There must be some way to put up the link that looks more professional- just know that I am working on it.

Each station has its own mystique- forest hills smells like blunts, south station like the great unwashed, davis square like patchoulli, but they all smell of a faint whiff of pee.
I realize that for the MBTA pee is the base note that links all the various stations. For me, anxiety is the special ingredient, a little tiny bit of it mixed in to every special place and mood.

Tuesday, December 23, 2008

Christmas Presents from the X

Last year for Christmas Mr. X gave me a large bottle of extra-strength Tylenol, a box of Kleenex, and a big bottle of generic store brand blue mouthwash. We were separated, but not yet divorced. I was touched, deeply, by the thoughfulness of these gifts because I was truly having a tough time of it. And who doesn't always need these kinds of household products? And if he didn't waste time and paper by wrapping them, and just handed them to me in a plastic Walgreens bag? Well, good. I could use the bag to clean up after my dog. He may have "meant something" with these gifts, but I am sure it wasn't " oh go overdose on all those tylenol, you big cry baby with bad breath!".

This year though, I am wondering just a little . He got me a gift certificate to a very fancy spa. I can use the gift certificate for any number of exciting treatments- a seaweed wrap for example. But he got me the exact amount for the Colonic Hydrotherapy. This is a nice way of saying that I will get to spend 40 minutes with a hose up my ass, as warm water washes away anything that might be blocking up my large intestine.
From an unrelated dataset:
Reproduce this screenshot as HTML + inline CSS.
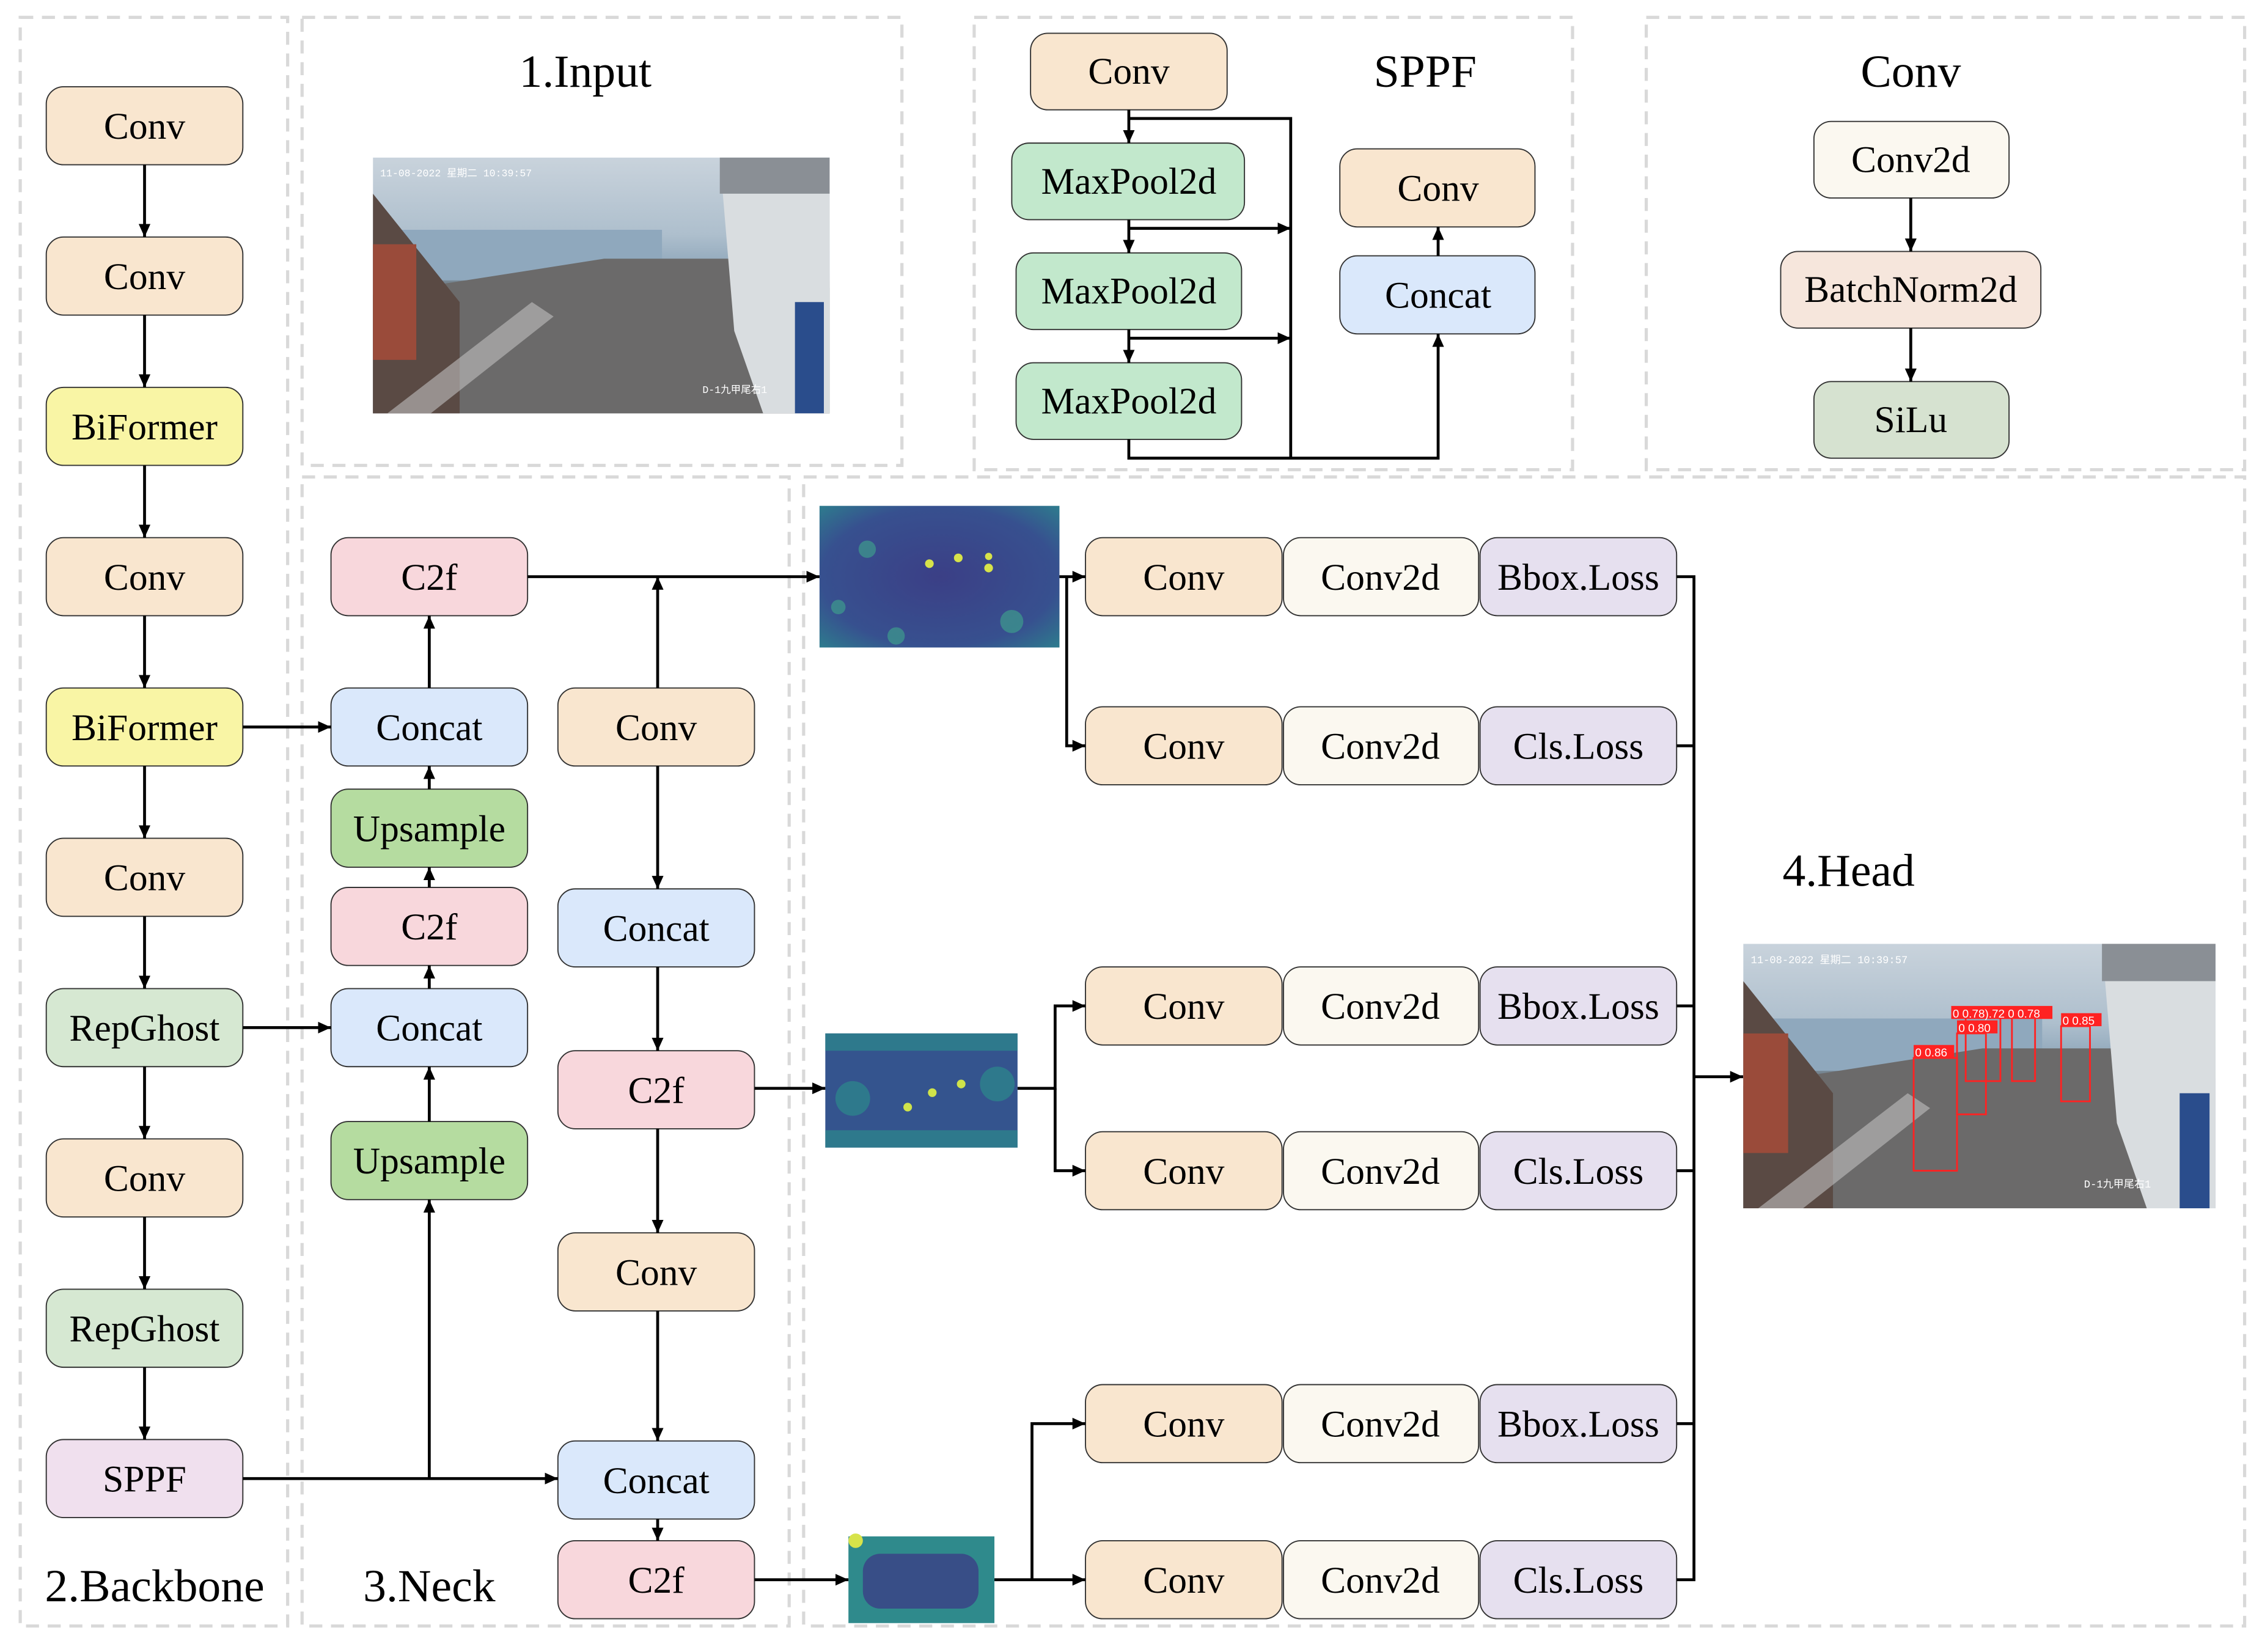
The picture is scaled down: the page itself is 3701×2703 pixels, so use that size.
<!DOCTYPE html>
<html><head><meta charset="utf-8"><style>
html,body{margin:0;padding:0;background:#fff;}
svg{display:block;}
text{font-family:"Liberation Serif","Noto Serif CJK SC",serif;fill:#000;}
</style></head><body>
<svg width="3701" height="2703" viewBox="0 0 1565 1143" xmlns="http://www.w3.org/2000/svg">
<defs>
<marker id="a" viewBox="0 0 10 10" refX="10" refY="5" markerWidth="9" markerHeight="9" orient="auto" markerUnits="userSpaceOnUse"><path d="M0,0.5 L10,5 L0,9.5 z" fill="#000"/></marker>
<linearGradient id="sky" x1="0" y1="0" x2="0" y2="1"><stop offset="0" stop-color="#c9d3dc"/><stop offset="0.3" stop-color="#aebfcd"/><stop offset="0.45" stop-color="#8aa3b8"/><stop offset="0.5" stop-color="#6f7a82"/><stop offset="1" stop-color="#55555a"/></linearGradient>
<radialGradient id="hm" cx="0.5" cy="0.5" r="0.7"><stop offset="0" stop-color="#3b3f86"/><stop offset="0.7" stop-color="#37508f"/><stop offset="1" stop-color="#2e7b8e"/></radialGradient>
<symbol id="photo" viewBox="0 0 316 177">
<rect width="316" height="177" fill="url(#sky)"/>
<rect x="0" y="50" width="200" height="35" fill="#8fa8bd"/>
<polygon points="0,177 0,95 160,70 250,70 316,90 316,177" fill="#6b6a6a"/>
<polygon points="0,25 60,100 60,177 0,177" fill="#5a4a44"/>
<rect x="0" y="60" width="30" height="80" fill="#9a4b3a"/>
<polygon points="240,0 316,0 316,177 270,177 250,120" fill="#d9dde0"/>
<rect x="292" y="100" width="20" height="77" fill="#2a4d8c"/>
<rect x="240" y="0" width="76" height="25" fill="#8a8f95"/>
<polygon points="10,177 110,100 125,110 40,177" fill="#bfbfbf" opacity="0.6"/>
<text x="5" y="13" font-size="7" style="font-family:'Liberation Mono','Noto Sans CJK SC',monospace;fill:#fff">11-08-2022 星期二 10:39:57</text>
<text x="228" y="163" font-size="7" style="font-family:'Liberation Mono','Noto Sans CJK SC',monospace;fill:#fff">D-1九甲尾右1</text>
</symbol>
<g id="row" stroke="#333" stroke-width="0.8"><rect x="751" y="0" width="136" height="54" rx="12" fill="#f9e6cf"/><rect x="888" y="0" width="135" height="54" rx="12" fill="#fbf8f0"/><rect x="1024" y="0" width="136" height="54" rx="12" fill="#e6e0ef"/></g>
</defs>
<g fill="none" stroke="#d9d9d9" stroke-width="2.2" stroke-dasharray="9,6">
<rect x="14" y="12" width="185" height="1113"/>
<rect x="209" y="12" width="415" height="310"/>
<rect x="674" y="12" width="414" height="313"/>
<rect x="1139" y="12" width="414" height="313"/>
<rect x="209" y="330" width="337" height="795"/>
<rect x="556" y="330" width="997" height="795"/>
</g>
<g font-size="32" text-anchor="middle">
<text x="405" y="60">1.Input</text>
<text x="986" y="60">SPPF</text>
<text x="1322" y="60">Conv</text>
<text x="1279" y="613">4.Head</text>
<text x="107" y="1108">2.Backbone</text>
<text x="297" y="1108">3.Neck</text>
</g>
<use href="#photo" x="258" y="109" width="316" height="177"/>
<g>
<use href="#photo" x="1206" y="653" width="327" height="183"/>
<g fill="none" stroke="#f22" stroke-width="1.2">
<rect x="1324" y="732" width="30" height="78"/><rect x="1354" y="715" width="20" height="56"/><rect x="1360" y="700" width="24" height="48"/><rect x="1392" y="700" width="16" height="48"/><rect x="1426" y="710" width="20" height="52"/>
</g>
<g font-size="8">
<rect x="1324" y="723" width="28" height="9" fill="#f22"/><text x="1325" y="731" style="fill:#fff;font-family:'Liberation Sans',sans-serif">0 0.86</text>
<rect x="1354" y="706" width="28" height="9" fill="#f22"/><text x="1355" y="714" style="fill:#fff;font-family:'Liberation Sans',sans-serif">0 0.80</text>
<rect x="1350" y="696" width="70" height="9" fill="#f22"/><text x="1351" y="704" style="fill:#fff;font-family:'Liberation Sans',sans-serif">0 0.78).72 0 0.78</text>
<rect x="1426" y="701" width="28" height="9" fill="#f22"/><text x="1427" y="709" style="fill:#fff;font-family:'Liberation Sans',sans-serif">0 0.85</text>
</g>
</g>
<!-- heatmaps -->
<rect x="567" y="350" width="166" height="98" fill="url(#hm)"/>
<g fill="#3fb08c" opacity="0.55"><circle cx="600" cy="380" r="6"/><circle cx="700" cy="430" r="8"/><circle cx="620" cy="440" r="6"/><circle cx="580" cy="420" r="5"/></g>
<g fill="#d7e34a"><circle cx="643" cy="390" r="3"/><circle cx="663" cy="386" r="3"/><circle cx="684" cy="393" r="3"/><circle cx="684" cy="385" r="2.5"/></g>
<rect x="571" y="715" width="133" height="79" fill="#34548e"/>
<g fill="#2c8a8c" opacity="0.7"><rect x="571" y="715" width="133" height="12"/><rect x="571" y="782" width="133" height="12"/><circle cx="590" cy="760" r="12"/><circle cx="690" cy="750" r="12"/></g>
<g fill="#cfe34a"><circle cx="628" cy="766" r="3"/><circle cx="645" cy="756" r="3"/><circle cx="665" cy="750" r="3"/></g>
<rect x="587" y="1063" width="101" height="60" fill="#2f8a8c"/>
<g fill="#3b3f86" opacity="0.8"><rect x="597" y="1075" width="80" height="38" rx="12"/></g>
<circle cx="592" cy="1066" r="5" fill="#d7e34a"/>
<!-- boxes -->
<g stroke="#333" stroke-width="0.8">
<rect x="32" y="60" width="136" height="54" rx="12" fill="#f9e6cf"/>
<rect x="32" y="164" width="136" height="54" rx="12" fill="#f9e6cf"/>
<rect x="32" y="268" width="136" height="54" rx="12" fill="#f9f5a5"/>
<rect x="32" y="372" width="136" height="54" rx="12" fill="#f9e6cf"/>
<rect x="32" y="476" width="136" height="54" rx="12" fill="#f9f5a5"/>
<rect x="32" y="580" width="136" height="54" rx="12" fill="#f9e6cf"/>
<rect x="32" y="684" width="136" height="54" rx="12" fill="#d6e8d2"/>
<rect x="32" y="788" width="136" height="54" rx="12" fill="#f9e6cf"/>
<rect x="32" y="892" width="136" height="54" rx="12" fill="#d6e8d2"/>
<rect x="32" y="996" width="136" height="54" rx="12" fill="#f0e0ee"/>
<rect x="229" y="372" width="136" height="54" rx="12" fill="#f8d7dc"/>
<rect x="229" y="476" width="136" height="54" rx="12" fill="#dae8fb"/>
<rect x="229" y="546" width="136" height="54" rx="12" fill="#b5dca0"/>
<rect x="229" y="614" width="136" height="54" rx="12" fill="#f8d7dc"/>
<rect x="229" y="684" width="136" height="54" rx="12" fill="#dae8fb"/>
<rect x="229" y="776" width="136" height="54" rx="12" fill="#b5dca0"/>
<rect x="386" y="476" width="136" height="54" rx="12" fill="#f9e6cf"/>
<rect x="386" y="615" width="136" height="54" rx="12" fill="#dae8fb"/>
<rect x="386" y="727" width="136" height="54" rx="12" fill="#f8d7dc"/>
<rect x="386" y="853" width="136" height="54" rx="12" fill="#f9e6cf"/>
<rect x="386" y="997" width="136" height="54" rx="12" fill="#dae8fb"/>
<rect x="386" y="1066" width="136" height="54" rx="12" fill="#f8d7dc"/>
<rect x="713" y="23" width="136" height="53" rx="12" fill="#f9e6cf"/>
<rect x="700" y="99" width="161" height="53" rx="12" fill="#c2e8cc"/>
<rect x="703" y="175" width="156" height="53" rx="12" fill="#c2e8cc"/>
<rect x="703" y="251" width="156" height="53" rx="12" fill="#c2e8cc"/>
<rect x="927" y="103" width="135" height="54" rx="12" fill="#f9e6cf"/>
<rect x="927" y="177" width="135" height="54" rx="12" fill="#dae8fb"/>
<rect x="1255" y="84" width="135" height="53" rx="12" fill="#fbf8f0"/>
<rect x="1232" y="174" width="180" height="53" rx="12" fill="#f6e6dc"/>
<rect x="1255" y="264" width="135" height="53" rx="12" fill="#d6e2d0"/>
</g>
<use href="#row" y="372"/><use href="#row" y="489"/><use href="#row" y="669"/><use href="#row" y="783"/><use href="#row" y="958"/><use href="#row" y="1066"/>
<g font-size="26" text-anchor="middle">
<text x="100" y="96">Conv</text><text x="100" y="200">Conv</text><text x="100" y="304">BiFormer</text><text x="100" y="408">Conv</text><text x="100" y="512">BiFormer</text><text x="100" y="616">Conv</text><text x="100" y="720">RepGhost</text><text x="100" y="824">Conv</text><text x="100" y="928">RepGhost</text><text x="100" y="1032">SPPF</text>
<text x="297" y="408">C2f</text><text x="297" y="512">Concat</text><text x="297" y="582">Upsample</text><text x="297" y="650">C2f</text><text x="297" y="720">Concat</text><text x="297" y="812">Upsample</text>
<text x="454" y="512">Conv</text><text x="454" y="651">Concat</text><text x="454" y="763">C2f</text><text x="454" y="889">Conv</text><text x="454" y="1033">Concat</text><text x="454" y="1102">C2f</text>
<text x="781" y="58">Conv</text><text x="781" y="134">MaxPool2d</text><text x="781" y="210">MaxPool2d</text><text x="781" y="286">MaxPool2d</text><text x="995" y="139">Conv</text><text x="995" y="213">Concat</text>
<text x="1322" y="119">Conv2d</text><text x="1322" y="209">BatchNorm2d</text><text x="1322" y="299">SiLu</text>
<text x="819" y="408">Conv</text><text x="955" y="408">Conv2d</text><text x="1092" y="408">Bbox.Loss</text>
<text x="819" y="525">Conv</text><text x="955" y="525">Conv2d</text><text x="1092" y="525">Cls.Loss</text>
<text x="819" y="705">Conv</text><text x="955" y="705">Conv2d</text><text x="1092" y="705">Bbox.Loss</text>
<text x="819" y="819">Conv</text><text x="955" y="819">Conv2d</text><text x="1092" y="819">Cls.Loss</text>
<text x="819" y="994">Conv</text><text x="955" y="994">Conv2d</text><text x="1092" y="994">Bbox.Loss</text>
<text x="819" y="1102">Conv</text><text x="955" y="1102">Conv2d</text><text x="1092" y="1102">Cls.Loss</text>
</g>
<g stroke="#000" stroke-width="2" fill="none">
<g marker-end="url(#a)">
<line x1="100" y1="114" x2="100" y2="164"/><line x1="100" y1="218" x2="100" y2="268"/><line x1="100" y1="322" x2="100" y2="372"/><line x1="100" y1="426" x2="100" y2="476"/><line x1="100" y1="530" x2="100" y2="580"/><line x1="100" y1="634" x2="100" y2="684"/><line x1="100" y1="738" x2="100" y2="788"/><line x1="100" y1="842" x2="100" y2="892"/><line x1="100" y1="946" x2="100" y2="996"/>
<line x1="168" y1="503" x2="229" y2="503"/><line x1="168" y1="711" x2="229" y2="711"/>
<line x1="168" y1="1023" x2="386" y2="1023"/><line x1="297" y1="1023" x2="297" y2="830"/>
<line x1="297" y1="776" x2="297" y2="738"/><line x1="297" y1="684" x2="297" y2="668"/><line x1="297" y1="614" x2="297" y2="600"/><line x1="297" y1="546" x2="297" y2="530"/><line x1="297" y1="476" x2="297" y2="426"/>
<line x1="365" y1="399" x2="567" y2="399"/><line x1="455" y1="476" x2="455" y2="399"/>
<line x1="455" y1="530" x2="455" y2="615"/><line x1="455" y1="669" x2="455" y2="727"/><line x1="455" y1="781" x2="455" y2="853"/><line x1="455" y1="907" x2="455" y2="997"/><line x1="455" y1="1051" x2="455" y2="1066"/>
<line x1="522" y1="753" x2="571" y2="753"/><line x1="522" y1="1093" x2="587" y2="1093"/>
<line x1="733" y1="399" x2="751" y2="399"/><polyline points="738,399 738,516 751,516"/>
<polyline points="704,753 730,753 730,696 751,696"/><polyline points="730,753 730,810 751,810"/>
<line x1="688" y1="1093" x2="751" y2="1093"/><polyline points="714,1093 714,985 751,985"/>
<line x1="1172" y1="745" x2="1206" y2="745"/>
<line x1="781" y1="76" x2="781" y2="99"/><line x1="781" y1="152" x2="781" y2="175"/><line x1="781" y1="228" x2="781" y2="251"/>
<line x1="781" y1="158" x2="893" y2="158"/><line x1="781" y1="234" x2="893" y2="234"/>
<polyline points="781,304 781,317 995,317 995,231"/><line x1="995" y1="177" x2="995" y2="157"/>
<line x1="1322" y1="137" x2="1322" y2="174"/><line x1="1322" y1="227" x2="1322" y2="264"/>
</g>
<polyline points="781,82 893,82 893,317"/>
<polyline points="1160,399 1172,399 1172,1093 1160,1093"/>
<line x1="1160" y1="516" x2="1172" y2="516"/><line x1="1160" y1="696" x2="1172" y2="696"/><line x1="1160" y1="810" x2="1172" y2="810"/><line x1="1160" y1="985" x2="1172" y2="985"/>
</g>
</svg>
</body></html>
I think he might be trying to tell me something.

Opening Disclaimer

I have been told, from time to time, that I exaggerate. I also “remember things out of context”, ‘lie’ and “make shit up like crazy”. Don’t worry- I am a writer! So this is all part of my joy loving, colorful, it-could-have-happened-that-way-so-let’s-just-say-it-did creative nonfiction way of being. But just in case anybody wants to fight about it, I am warning you right now. I might be lying. And if you ask my family and friends they will definitely remember it all a completely different way.